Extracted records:
>>
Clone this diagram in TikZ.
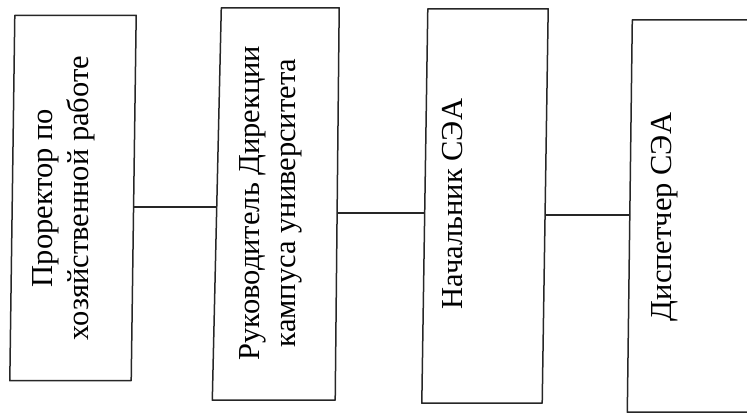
\documentclass[tikz,border=0pt]{standalone}
\usepackage{fontspec}
\setmainfont{Liberation Serif}
\begin{document}
\begin{tikzpicture}[x=1pt,y=-1pt,
  box/.style={draw=none, inner sep=0pt},
  outline/.style={draw=black!85, line width=1.5pt, line join=round},
  link/.style={draw=black!85, line width=1.4pt},
  caption/.style={rotate=90, inner sep=0pt, align=center,
    font=\fontsize{30.5}{36}\selectfont}]
\useasboundingbox (0,0) rectangle (747,414);

% boxes (frames are drawn slightly skewed below)
\node[box, minimum width=121pt, minimum height=365pt] (b1) at (73,198) {};
\node[box, minimum width=120pt, minimum height=392pt] (b2) at (277,204) {};
\node[box, minimum width=120pt, minimum height=394pt] (b3) at (485,206) {};
\node[box, minimum width=122pt, minimum height=392pt] (b4) at (691,216) {};

\draw[outline] ([xshift=2.5pt]b1.north west) -- ([xshift=2.5pt]b1.north east)
  -- ([xshift=-2.5pt]b1.south east) -- ([xshift=-2.5pt]b1.south west) -- cycle;
\draw[outline] ([xshift=4.5pt]b2.north west) -- ([xshift=2pt]b2.north east)
  -- ([xshift=-2pt]b2.south east) -- ([xshift=-4.5pt]b2.south west) -- cycle;
\draw[outline] ([xshift=3pt]b3.north west) -- ([xshift=3pt]b3.north east)
  -- ([xshift=-3pt]b3.south east) -- ([xshift=-3pt]b3.south west) -- cycle;
\draw[outline] ([xshift=2.5pt]b4.north west) -- ([xshift=2.5pt]b4.north east)
  -- ([xshift=-2.5pt]b4.south east) -- ([xshift=-2.5pt]b4.south west) -- cycle;

% captions
\node[caption] (t1) at (63.5,198) {Проректор по\\хозяйственной работе};
\node[caption] (t2) at (271,203) {Руководитель Дирекции\\кампуса университета};
\node[caption] (t3) at (452.5,204) {Начальник СЭА};
\node[caption] (t4) at (665,217) {Диспетчер СЭА};

% connectors
\draw[link] ([yshift=-9pt]b1.east) -- ([yshift=-9pt]b1.east -| b2.west);
\draw[link] ([yshift=-9pt]b2.east) -- ([yshift=-9pt]b2.east -| b3.west);
\draw[link] ([yshift=-9pt]b3.east) -- ([yshift=-9pt]b3.east -| b4.west);
\end{tikzpicture}
\end{document}
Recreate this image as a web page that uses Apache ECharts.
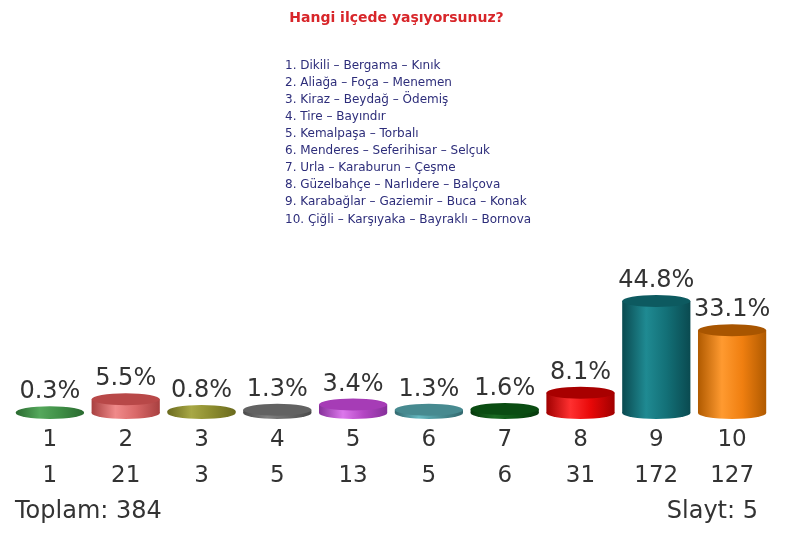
<!DOCTYPE html>
<html>
<head>
<meta charset="utf-8">
<script src="https://cdn.jsdelivr.net/npm/echarts@6/dist/echarts.min.js"></script>
<style>
html,body{margin:0;padding:0;background:#fff;}
#chart{width:793px;height:534px;}
</style>
</head>
<body>
<div id="chart"></div>
<script>
const titleText = 'Hangi ilçede yaşıyorsunuz?';
const regionNames = [
  '1. Dikili – Bergama – Kınık',
  '2. Aliağa – Foça – Menemen',
  '3. Kiraz – Beydağ – Ödemiş',
  '4. Tire – Bayındır',
  '5. Kemalpaşa – Torbalı',
  '6. Menderes – Seferihisar – Selçuk',
  '7. Urla – Karaburun – Çeşme',
  '8. Güzelbahçe – Narlıdere – Balçova',
  '9. Karabağlar – Gaziemir – Buca – Konak',
  '10. Çiğli – Karşıyaka – Bayraklı – Bornova'
];
const categories = ['1','2','3','4','5','6','7','8','9','10'];
const percents = [0.3, 5.5, 0.8, 1.3, 3.4, 1.3, 1.6, 8.1, 44.8, 33.1];
const counts = [1, 21, 3, 5, 13, 5, 6, 31, 172, 127];
const totalText = 'Toplam: 384';
const slideText = 'Slayt: 5';

const palette = [
  {base:'#3f8f46', light:'#55a85c', dark:'#2a6a30', top:'#3a8540'},
  {base:'#d96868', light:'#f08a8a', dark:'#a84040', top:'#b84848'},
  {base:'#8c8c2e', light:'#a8a845', dark:'#6a6a1e', top:'#858528'},
  {base:'#686868', light:'#808080', dark:'#4a4a4a', top:'#626262'},
  {base:'#b446c4', light:'#dc78ec', dark:'#86309a', top:'#a63cb6'},
  {base:'#4a9096', light:'#64b8c0', dark:'#33686e', top:'#478a90'},
  {base:'#0c5414', light:'#1a6a22', dark:'#06380c', top:'#0a4c12'},
  {base:'#e80808', light:'#ff3030', dark:'#a00000', top:'#a80000'},
  {base:'#137077', light:'#1f8a92', dark:'#0a4a50', top:'#0d5a60'},
  {base:'#f07f10', light:'#ff9a30', dark:'#b05a00', top:'#a85500'}
];

const chart = echarts.init(document.getElementById('chart'));

function renderItem(params, api) {
  const i = api.value(0);
  const v = api.value(1);
  const base = api.coord([i, 0]);
  const top = api.coord([i, v]);
  const w = api.size([1, 0])[0] * 0.9;
  const rx = w / 2, ry = 6;
  const cx = base[0];
  const c = palette[i];
  const grad = () => new echarts.graphic.LinearGradient(0, 0, 1, 0, [
    {offset: 0, color: c.dark},
    {offset: 0.35, color: c.light},
    {offset: 0.65, color: c.base},
    {offset: 1, color: c.dark}
  ]);
  const h = Math.max(0, base[1] - top[1]);
  return {
    type: 'group',
    children: [
      {type: 'circle', shape: {cx: 0, cy: 0, r: rx}, x: cx, y: base[1], scaleY: ry / rx,
       style: {fill: grad()}},
      {type: 'rect', shape: {x: cx - rx, y: top[1], width: w, height: h},
       style: {fill: grad()}},
      {type: 'circle', shape: {cx: 0, cy: 0, r: rx}, x: cx, y: top[1], scaleY: ry / rx,
       style: {fill: h > 2 ? c.top : grad()}},
      {type: 'text', x: cx, y: top[1] - ry - 2,
       style: {text: percents[i].toFixed(1) + '%', align: 'center', verticalAlign: 'bottom',
               fontSize: 24, fontFamily: 'DejaVu Sans', fill: '#333'}}
    ]
  };
}

chart.setOption({
  backgroundColor: '#fff',
  animation: false,
  title: {
    text: titleText, left: 'center', top: 6,
    textStyle: {color: '#d8262a', fontSize: 14, fontWeight: 'bold', fontFamily: 'DejaVu Sans'}
  },
  grid: {left: 12, right: 23, top: 288, bottom: 121},
  xAxis: {
    type: 'category', data: categories,
    axisLine: {show: false}, axisTick: {show: false}, splitLine: {show: false},
    axisLabel: {
      margin: 9, interval: 0,
      formatter: (val, idx) => '{a|' + val + '}\n{a|' + counts[idx] + '}',
      rich: {a: {fontSize: 23, lineHeight: 36, fontFamily: 'DejaVu Sans', color: '#333', align: 'center'}}
    }
  },
  yAxis: {type: 'value', min: 0, max: 50, show: false},
  graphic: [
    {type: 'text', left: 285, top: 57,
     style: {text: regionNames.join('\n'), fontSize: 12, lineHeight: 17.1, fontFamily: 'DejaVu Sans', fill: '#2d2d7a'}},
    {type: 'text', left: 15, top: 500,
     style: {text: totalText, fontSize: 24, fontFamily: 'DejaVu Sans', fill: '#333'}},
    {type: 'text', right: 35, top: 500,
     style: {text: slideText, fontSize: 24, fontFamily: 'DejaVu Sans', fill: '#333'}}
  ],
  series: [{
    type: 'custom',
    renderItem: renderItem,
    data: categories.map((c, i) => [i, percents[i]])
  }]
});
</script>
</body>
</html>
<<
EXERCISE
In the data above, please extract the lines from the first one through the line with "minimum width=122pt, minimum", exactly, and keep pictures out.

PROBLEM SOLUTION
Clone this diagram in TikZ.
\documentclass[tikz,border=0pt]{standalone}
\usepackage{fontspec}
\setmainfont{Liberation Serif}
\begin{document}
\begin{tikzpicture}[x=1pt,y=-1pt,
  box/.style={draw=none, inner sep=0pt},
  outline/.style={draw=black!85, line width=1.5pt, line join=round},
  link/.style={draw=black!85, line width=1.4pt},
  caption/.style={rotate=90, inner sep=0pt, align=center,
    font=\fontsize{30.5}{36}\selectfont}]
\useasboundingbox (0,0) rectangle (747,414);

% boxes (frames are drawn slightly skewed below)
\node[box, minimum width=121pt, minimum height=365pt] (b1) at (73,198) {};
\node[box, minimum width=120pt, minimum height=392pt] (b2) at (277,204) {};
\node[box, minimum width=120pt, minimum height=394pt] (b3) at (485,206) {};
\node[box, minimum width=122pt, minimum height=392pt] (b4) at (691,216) {};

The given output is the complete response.